* _EXERCISE DETAILS_:
Check every line below for the word "this" and show those that hold it.

---

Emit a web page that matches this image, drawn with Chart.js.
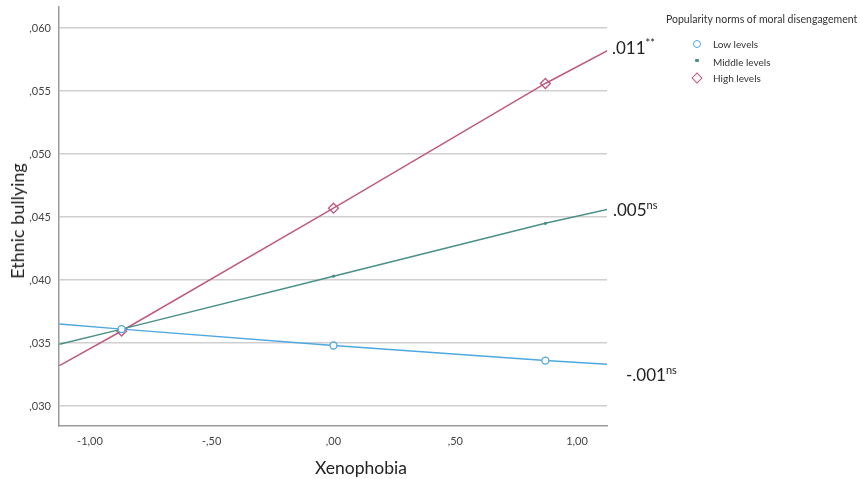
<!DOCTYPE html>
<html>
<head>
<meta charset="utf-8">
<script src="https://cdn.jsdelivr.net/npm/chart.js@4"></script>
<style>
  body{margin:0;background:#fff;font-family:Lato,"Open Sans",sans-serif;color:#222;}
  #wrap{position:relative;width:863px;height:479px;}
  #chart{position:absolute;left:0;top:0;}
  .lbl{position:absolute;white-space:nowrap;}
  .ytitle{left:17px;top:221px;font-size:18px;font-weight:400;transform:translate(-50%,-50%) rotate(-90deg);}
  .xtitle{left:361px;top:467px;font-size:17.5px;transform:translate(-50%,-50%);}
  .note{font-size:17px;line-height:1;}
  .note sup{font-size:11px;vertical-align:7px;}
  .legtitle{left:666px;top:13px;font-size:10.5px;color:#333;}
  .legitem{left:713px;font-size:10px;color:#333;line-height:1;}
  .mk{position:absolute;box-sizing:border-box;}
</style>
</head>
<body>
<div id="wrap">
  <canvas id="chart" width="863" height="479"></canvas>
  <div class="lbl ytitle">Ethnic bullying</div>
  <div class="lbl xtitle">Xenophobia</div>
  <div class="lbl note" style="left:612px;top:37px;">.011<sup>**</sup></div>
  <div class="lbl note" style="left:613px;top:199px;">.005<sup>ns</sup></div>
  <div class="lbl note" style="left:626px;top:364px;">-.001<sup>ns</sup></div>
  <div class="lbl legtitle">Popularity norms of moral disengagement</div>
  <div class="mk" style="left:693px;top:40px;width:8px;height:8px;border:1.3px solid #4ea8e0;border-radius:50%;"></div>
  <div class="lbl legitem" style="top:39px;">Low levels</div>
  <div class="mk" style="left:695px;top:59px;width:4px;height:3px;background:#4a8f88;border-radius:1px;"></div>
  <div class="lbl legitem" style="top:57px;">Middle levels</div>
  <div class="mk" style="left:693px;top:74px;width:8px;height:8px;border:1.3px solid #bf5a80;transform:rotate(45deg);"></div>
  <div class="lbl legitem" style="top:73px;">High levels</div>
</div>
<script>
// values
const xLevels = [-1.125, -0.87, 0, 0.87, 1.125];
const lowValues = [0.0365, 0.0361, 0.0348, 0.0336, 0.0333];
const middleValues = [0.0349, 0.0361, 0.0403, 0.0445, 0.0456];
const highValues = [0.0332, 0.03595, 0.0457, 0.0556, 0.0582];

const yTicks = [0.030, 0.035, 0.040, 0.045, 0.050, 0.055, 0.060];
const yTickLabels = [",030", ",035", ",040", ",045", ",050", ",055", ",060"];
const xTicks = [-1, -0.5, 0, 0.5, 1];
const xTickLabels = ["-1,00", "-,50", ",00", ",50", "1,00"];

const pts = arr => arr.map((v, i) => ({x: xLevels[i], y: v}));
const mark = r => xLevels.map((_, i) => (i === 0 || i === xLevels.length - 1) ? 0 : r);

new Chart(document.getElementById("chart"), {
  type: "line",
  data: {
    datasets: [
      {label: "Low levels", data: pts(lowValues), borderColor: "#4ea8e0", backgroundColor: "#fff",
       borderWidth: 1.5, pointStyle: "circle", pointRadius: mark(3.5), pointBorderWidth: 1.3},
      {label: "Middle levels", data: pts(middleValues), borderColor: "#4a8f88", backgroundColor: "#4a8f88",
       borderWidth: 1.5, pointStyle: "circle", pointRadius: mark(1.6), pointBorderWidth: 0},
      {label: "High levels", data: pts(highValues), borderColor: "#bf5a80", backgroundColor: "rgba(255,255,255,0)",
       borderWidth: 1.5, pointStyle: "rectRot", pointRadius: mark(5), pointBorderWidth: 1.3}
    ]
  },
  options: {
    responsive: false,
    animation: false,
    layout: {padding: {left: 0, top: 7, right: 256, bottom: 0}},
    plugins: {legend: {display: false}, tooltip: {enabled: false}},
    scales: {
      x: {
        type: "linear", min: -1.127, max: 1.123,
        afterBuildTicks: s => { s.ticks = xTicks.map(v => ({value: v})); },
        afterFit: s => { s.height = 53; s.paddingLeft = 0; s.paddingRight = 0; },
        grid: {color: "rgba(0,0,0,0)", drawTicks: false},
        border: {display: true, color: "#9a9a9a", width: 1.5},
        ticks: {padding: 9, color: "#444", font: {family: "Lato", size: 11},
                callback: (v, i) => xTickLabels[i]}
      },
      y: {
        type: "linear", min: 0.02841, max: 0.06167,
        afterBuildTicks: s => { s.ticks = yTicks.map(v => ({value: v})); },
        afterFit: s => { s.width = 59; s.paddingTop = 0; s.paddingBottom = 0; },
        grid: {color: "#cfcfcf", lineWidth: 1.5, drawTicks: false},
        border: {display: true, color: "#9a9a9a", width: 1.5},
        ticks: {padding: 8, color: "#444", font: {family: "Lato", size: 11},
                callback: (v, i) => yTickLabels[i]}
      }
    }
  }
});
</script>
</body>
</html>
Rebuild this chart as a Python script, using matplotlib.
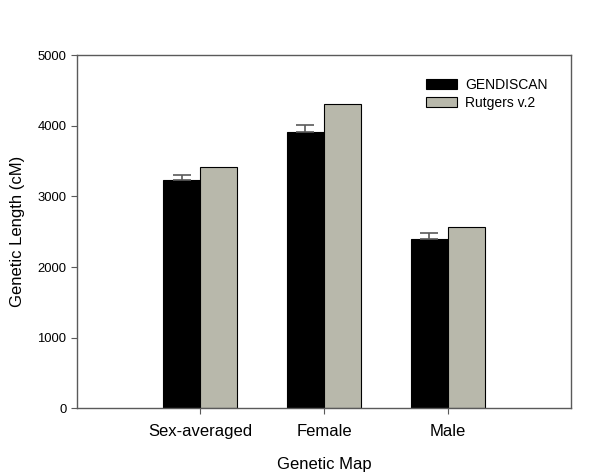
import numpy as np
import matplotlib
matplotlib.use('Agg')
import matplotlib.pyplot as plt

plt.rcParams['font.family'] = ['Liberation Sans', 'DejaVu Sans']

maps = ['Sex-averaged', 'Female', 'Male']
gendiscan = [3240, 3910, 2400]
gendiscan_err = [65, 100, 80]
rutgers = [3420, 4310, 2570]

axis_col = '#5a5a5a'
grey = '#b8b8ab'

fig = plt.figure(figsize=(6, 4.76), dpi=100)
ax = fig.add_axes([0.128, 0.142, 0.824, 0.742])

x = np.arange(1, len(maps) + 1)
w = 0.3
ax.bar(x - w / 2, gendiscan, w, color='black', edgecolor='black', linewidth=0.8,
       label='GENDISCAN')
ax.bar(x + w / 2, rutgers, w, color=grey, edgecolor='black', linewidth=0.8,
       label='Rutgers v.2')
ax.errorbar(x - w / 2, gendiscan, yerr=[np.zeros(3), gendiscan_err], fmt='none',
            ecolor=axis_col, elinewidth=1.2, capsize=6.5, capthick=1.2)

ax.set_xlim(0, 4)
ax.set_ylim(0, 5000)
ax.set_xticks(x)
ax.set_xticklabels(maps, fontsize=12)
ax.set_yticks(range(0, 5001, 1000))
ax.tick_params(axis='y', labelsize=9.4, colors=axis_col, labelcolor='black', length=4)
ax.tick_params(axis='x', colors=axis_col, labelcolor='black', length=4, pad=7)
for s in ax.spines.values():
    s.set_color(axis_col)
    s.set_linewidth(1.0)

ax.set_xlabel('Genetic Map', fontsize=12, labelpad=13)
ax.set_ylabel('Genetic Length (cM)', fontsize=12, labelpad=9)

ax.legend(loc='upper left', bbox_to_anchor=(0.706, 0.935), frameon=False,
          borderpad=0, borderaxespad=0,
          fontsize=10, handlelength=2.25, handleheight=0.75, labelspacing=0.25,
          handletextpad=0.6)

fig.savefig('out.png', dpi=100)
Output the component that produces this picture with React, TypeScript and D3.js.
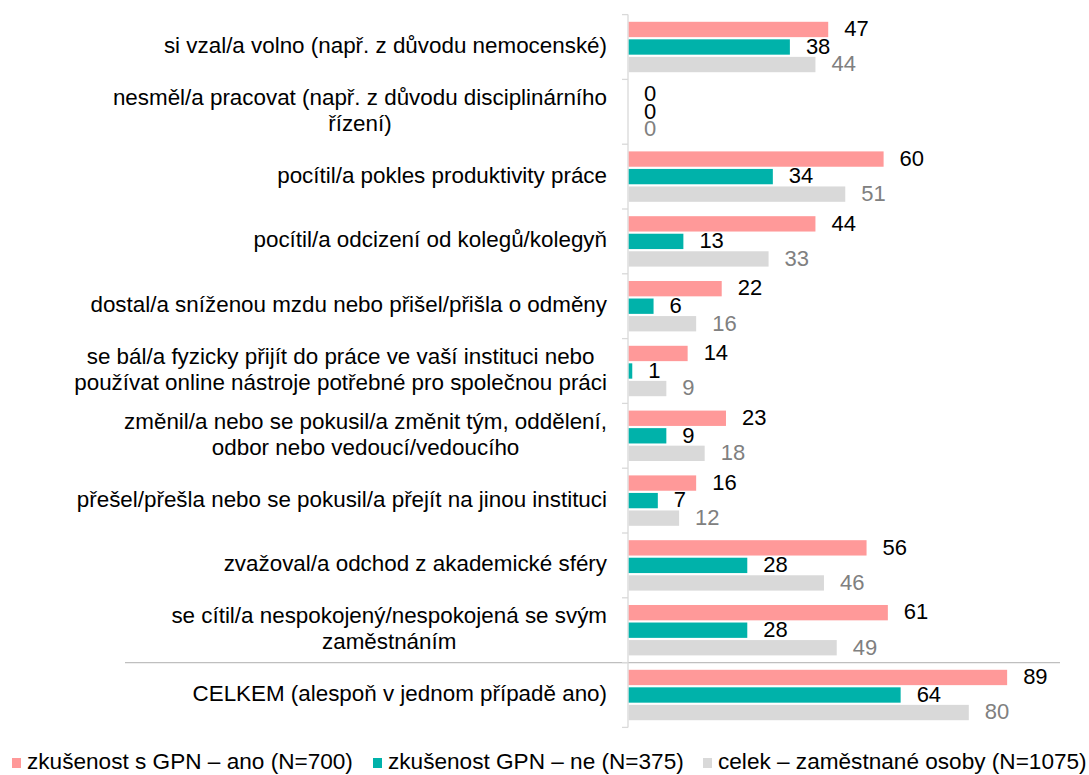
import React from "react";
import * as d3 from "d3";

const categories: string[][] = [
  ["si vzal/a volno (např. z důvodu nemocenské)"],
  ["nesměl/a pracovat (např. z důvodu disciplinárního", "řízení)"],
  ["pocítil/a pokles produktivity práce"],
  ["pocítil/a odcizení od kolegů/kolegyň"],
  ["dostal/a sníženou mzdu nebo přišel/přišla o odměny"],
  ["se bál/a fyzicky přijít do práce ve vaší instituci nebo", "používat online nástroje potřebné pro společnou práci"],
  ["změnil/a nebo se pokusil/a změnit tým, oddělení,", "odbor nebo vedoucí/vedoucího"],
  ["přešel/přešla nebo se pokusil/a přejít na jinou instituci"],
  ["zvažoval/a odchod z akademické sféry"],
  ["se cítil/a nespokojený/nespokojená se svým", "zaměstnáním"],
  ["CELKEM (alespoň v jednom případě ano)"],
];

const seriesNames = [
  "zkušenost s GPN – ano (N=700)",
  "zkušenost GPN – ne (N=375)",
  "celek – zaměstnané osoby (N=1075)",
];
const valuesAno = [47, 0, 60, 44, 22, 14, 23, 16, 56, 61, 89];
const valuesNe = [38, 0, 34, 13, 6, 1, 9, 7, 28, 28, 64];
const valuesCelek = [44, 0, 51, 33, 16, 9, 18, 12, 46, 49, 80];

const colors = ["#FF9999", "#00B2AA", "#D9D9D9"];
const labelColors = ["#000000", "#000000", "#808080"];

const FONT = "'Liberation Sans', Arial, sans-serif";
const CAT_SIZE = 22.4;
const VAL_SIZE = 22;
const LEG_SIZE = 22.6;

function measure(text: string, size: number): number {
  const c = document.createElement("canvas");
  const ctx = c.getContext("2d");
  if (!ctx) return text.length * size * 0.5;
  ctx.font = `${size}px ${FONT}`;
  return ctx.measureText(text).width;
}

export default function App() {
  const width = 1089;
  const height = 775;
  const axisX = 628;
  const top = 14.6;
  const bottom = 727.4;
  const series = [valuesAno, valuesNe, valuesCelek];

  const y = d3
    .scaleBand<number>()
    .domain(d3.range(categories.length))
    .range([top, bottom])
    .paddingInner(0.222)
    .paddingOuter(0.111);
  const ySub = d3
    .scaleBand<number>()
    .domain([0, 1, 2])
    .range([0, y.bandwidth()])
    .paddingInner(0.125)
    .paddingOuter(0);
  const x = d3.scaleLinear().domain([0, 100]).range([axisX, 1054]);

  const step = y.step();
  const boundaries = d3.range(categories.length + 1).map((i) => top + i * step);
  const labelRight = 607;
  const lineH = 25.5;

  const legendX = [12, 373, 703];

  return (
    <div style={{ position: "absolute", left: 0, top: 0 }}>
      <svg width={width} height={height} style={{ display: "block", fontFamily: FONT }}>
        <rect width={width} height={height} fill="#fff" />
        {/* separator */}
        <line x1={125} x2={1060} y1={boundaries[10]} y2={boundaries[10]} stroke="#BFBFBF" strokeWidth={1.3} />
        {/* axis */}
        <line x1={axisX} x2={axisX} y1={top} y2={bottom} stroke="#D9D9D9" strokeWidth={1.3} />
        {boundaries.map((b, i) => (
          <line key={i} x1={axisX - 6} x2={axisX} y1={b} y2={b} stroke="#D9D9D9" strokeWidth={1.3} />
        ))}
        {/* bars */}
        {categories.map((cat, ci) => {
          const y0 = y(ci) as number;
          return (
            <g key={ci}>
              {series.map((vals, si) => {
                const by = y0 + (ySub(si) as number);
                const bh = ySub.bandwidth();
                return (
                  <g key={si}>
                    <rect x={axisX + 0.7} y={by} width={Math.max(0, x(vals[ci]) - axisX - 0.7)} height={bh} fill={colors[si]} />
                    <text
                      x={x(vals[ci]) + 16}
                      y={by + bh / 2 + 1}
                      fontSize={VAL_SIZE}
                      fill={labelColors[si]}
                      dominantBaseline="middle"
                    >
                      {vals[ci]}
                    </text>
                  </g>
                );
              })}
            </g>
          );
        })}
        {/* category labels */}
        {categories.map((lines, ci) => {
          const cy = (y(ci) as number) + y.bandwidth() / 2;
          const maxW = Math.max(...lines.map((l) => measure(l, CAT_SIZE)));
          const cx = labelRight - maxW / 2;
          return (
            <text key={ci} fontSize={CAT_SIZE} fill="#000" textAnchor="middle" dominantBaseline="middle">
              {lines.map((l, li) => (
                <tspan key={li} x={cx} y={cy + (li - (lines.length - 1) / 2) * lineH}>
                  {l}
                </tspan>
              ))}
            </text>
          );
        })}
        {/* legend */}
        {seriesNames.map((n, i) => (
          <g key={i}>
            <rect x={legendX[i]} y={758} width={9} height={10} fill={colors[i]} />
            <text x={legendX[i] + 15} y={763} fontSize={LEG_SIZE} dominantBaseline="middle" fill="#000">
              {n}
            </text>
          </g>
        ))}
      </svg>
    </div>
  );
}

---

* _THE REPLY_:
Emit a web page that matches this image, drawn with Chart.js.
Rebuild this chart as a Python script, using matplotlib.
Output the component that produces this picture with React, TypeScript and D3.js.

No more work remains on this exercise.